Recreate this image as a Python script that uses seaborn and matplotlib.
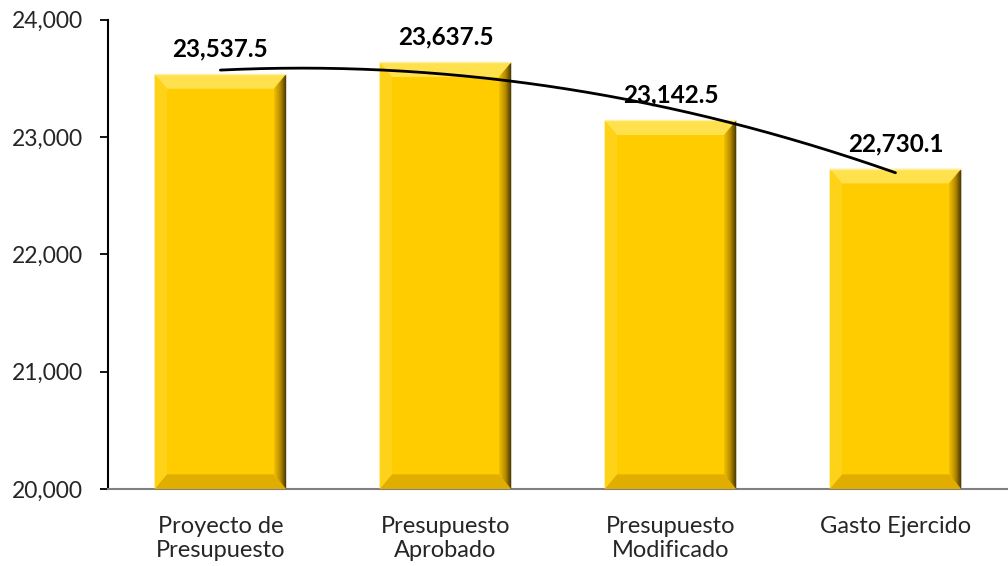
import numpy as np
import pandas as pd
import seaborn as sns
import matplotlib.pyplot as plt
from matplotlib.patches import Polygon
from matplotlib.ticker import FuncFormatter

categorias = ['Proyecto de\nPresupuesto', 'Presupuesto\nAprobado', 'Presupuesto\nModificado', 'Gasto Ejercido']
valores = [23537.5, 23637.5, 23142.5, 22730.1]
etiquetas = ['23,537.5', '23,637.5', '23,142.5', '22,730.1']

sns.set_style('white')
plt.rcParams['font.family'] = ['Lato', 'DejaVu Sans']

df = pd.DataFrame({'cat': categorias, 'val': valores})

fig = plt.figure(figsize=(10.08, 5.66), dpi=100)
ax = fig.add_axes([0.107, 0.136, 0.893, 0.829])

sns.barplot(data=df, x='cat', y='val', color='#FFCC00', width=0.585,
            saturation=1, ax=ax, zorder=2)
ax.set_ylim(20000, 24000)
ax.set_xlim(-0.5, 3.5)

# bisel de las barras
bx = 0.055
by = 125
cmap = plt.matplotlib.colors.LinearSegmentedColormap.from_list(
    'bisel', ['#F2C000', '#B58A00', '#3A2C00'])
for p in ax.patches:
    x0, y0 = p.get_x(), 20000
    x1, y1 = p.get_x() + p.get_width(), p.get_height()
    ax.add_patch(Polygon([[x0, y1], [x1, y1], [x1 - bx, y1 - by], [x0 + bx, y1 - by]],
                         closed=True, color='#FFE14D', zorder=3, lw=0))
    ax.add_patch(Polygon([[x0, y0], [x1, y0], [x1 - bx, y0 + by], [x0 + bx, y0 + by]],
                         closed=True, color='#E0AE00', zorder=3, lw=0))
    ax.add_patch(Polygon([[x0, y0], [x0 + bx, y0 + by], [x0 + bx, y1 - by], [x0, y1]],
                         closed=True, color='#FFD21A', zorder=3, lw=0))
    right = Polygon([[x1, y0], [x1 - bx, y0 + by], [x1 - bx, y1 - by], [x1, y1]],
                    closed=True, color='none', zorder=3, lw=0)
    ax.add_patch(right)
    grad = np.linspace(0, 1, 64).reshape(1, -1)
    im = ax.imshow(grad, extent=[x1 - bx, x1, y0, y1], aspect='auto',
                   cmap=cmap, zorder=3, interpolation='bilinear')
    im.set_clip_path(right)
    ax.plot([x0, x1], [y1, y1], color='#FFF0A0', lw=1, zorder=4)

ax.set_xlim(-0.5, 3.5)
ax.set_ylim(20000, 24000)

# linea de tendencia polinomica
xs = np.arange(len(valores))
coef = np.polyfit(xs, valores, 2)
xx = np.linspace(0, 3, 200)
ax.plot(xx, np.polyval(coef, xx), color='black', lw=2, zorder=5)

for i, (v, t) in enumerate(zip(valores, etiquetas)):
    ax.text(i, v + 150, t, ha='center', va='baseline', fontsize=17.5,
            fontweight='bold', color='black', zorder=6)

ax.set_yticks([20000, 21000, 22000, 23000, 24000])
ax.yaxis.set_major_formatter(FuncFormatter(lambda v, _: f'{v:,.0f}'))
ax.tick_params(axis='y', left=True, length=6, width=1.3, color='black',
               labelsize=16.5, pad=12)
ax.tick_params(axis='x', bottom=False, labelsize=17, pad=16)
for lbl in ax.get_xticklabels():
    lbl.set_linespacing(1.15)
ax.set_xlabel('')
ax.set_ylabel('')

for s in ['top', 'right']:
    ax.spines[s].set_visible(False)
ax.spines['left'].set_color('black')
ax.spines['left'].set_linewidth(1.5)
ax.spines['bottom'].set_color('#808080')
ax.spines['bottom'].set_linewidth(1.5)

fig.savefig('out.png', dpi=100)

##############################

**Exercise**
Every line of the data should be copied as it stands, without the images.

**The solution**
Recreate this image as a Python script that uses seaborn and matplotlib.
import numpy as np
import pandas as pd
import seaborn as sns
import matplotlib.pyplot as plt
from matplotlib.patches import Polygon
from matplotlib.ticker import FuncFormatter

categorias = ['Proyecto de\nPresupuesto', 'Presupuesto\nAprobado', 'Presupuesto\nModificado', 'Gasto Ejercido']
valores = [23537.5, 23637.5, 23142.5, 22730.1]
etiquetas = ['23,537.5', '23,637.5', '23,142.5', '22,730.1']

sns.set_style('white')
plt.rcParams['font.family'] = ['Lato', 'DejaVu Sans']

df = pd.DataFrame({'cat': categorias, 'val': valores})

fig = plt.figure(figsize=(10.08, 5.66), dpi=100)
ax = fig.add_axes([0.107, 0.136, 0.893, 0.829])

sns.barplot(data=df, x='cat', y='val', color='#FFCC00', width=0.585,
            saturation=1, ax=ax, zorder=2)
ax.set_ylim(20000, 24000)
ax.set_xlim(-0.5, 3.5)

# bisel de las barras
bx = 0.055
by = 125
cmap = plt.matplotlib.colors.LinearSegmentedColormap.from_list(
    'bisel', ['#F2C000', '#B58A00', '#3A2C00'])
for p in ax.patches:
    x0, y0 = p.get_x(), 20000
    x1, y1 = p.get_x() + p.get_width(), p.get_height()
    ax.add_patch(Polygon([[x0, y1], [x1, y1], [x1 - bx, y1 - by], [x0 + bx, y1 - by]],
                         closed=True, color='#FFE14D', zorder=3, lw=0))
    ax.add_patch(Polygon([[x0, y0], [x1, y0], [x1 - bx, y0 + by], [x0 + bx, y0 + by]],
                         closed=True, color='#E0AE00', zorder=3, lw=0))
    ax.add_patch(Polygon([[x0, y0], [x0 + bx, y0 + by], [x0 + bx, y1 - by], [x0, y1]],
                         closed=True, color='#FFD21A', zorder=3, lw=0))
    right = Polygon([[x1, y0], [x1 - bx, y0 + by], [x1 - bx, y1 - by], [x1, y1]],
                    closed=True, color='none', zorder=3, lw=0)
    ax.add_patch(right)
    grad = np.linspace(0, 1, 64).reshape(1, -1)
    im = ax.imshow(grad, extent=[x1 - bx, x1, y0, y1], aspect='auto',
                   cmap=cmap, zorder=3, interpolation='bilinear')
    im.set_clip_path(right)
    ax.plot([x0, x1], [y1, y1], color='#FFF0A0', lw=1, zorder=4)

ax.set_xlim(-0.5, 3.5)
ax.set_ylim(20000, 24000)

# linea de tendencia polinomica
xs = np.arange(len(valores))
coef = np.polyfit(xs, valores, 2)
xx = np.linspace(0, 3, 200)
ax.plot(xx, np.polyval(coef, xx), color='black', lw=2, zorder=5)

for i, (v, t) in enumerate(zip(valores, etiquetas)):
    ax.text(i, v + 150, t, ha='center', va='baseline', fontsize=17.5,
            fontweight='bold', color='black', zorder=6)

ax.set_yticks([20000, 21000, 22000, 23000, 24000])
ax.yaxis.set_major_formatter(FuncFormatter(lambda v, _: f'{v:,.0f}'))
ax.tick_params(axis='y', left=True, length=6, width=1.3, color='black',
               labelsize=16.5, pad=12)
ax.tick_params(axis='x', bottom=False, labelsize=17, pad=16)
for lbl in ax.get_xticklabels():
    lbl.set_linespacing(1.15)
ax.set_xlabel('')
ax.set_ylabel('')

for s in ['top', 'right']:
    ax.spines[s].set_visible(False)
ax.spines['left'].set_color('black')
ax.spines['left'].set_linewidth(1.5)
ax.spines['bottom'].set_color('#808080')
ax.spines['bottom'].set_linewidth(1.5)

fig.savefig('out.png', dpi=100)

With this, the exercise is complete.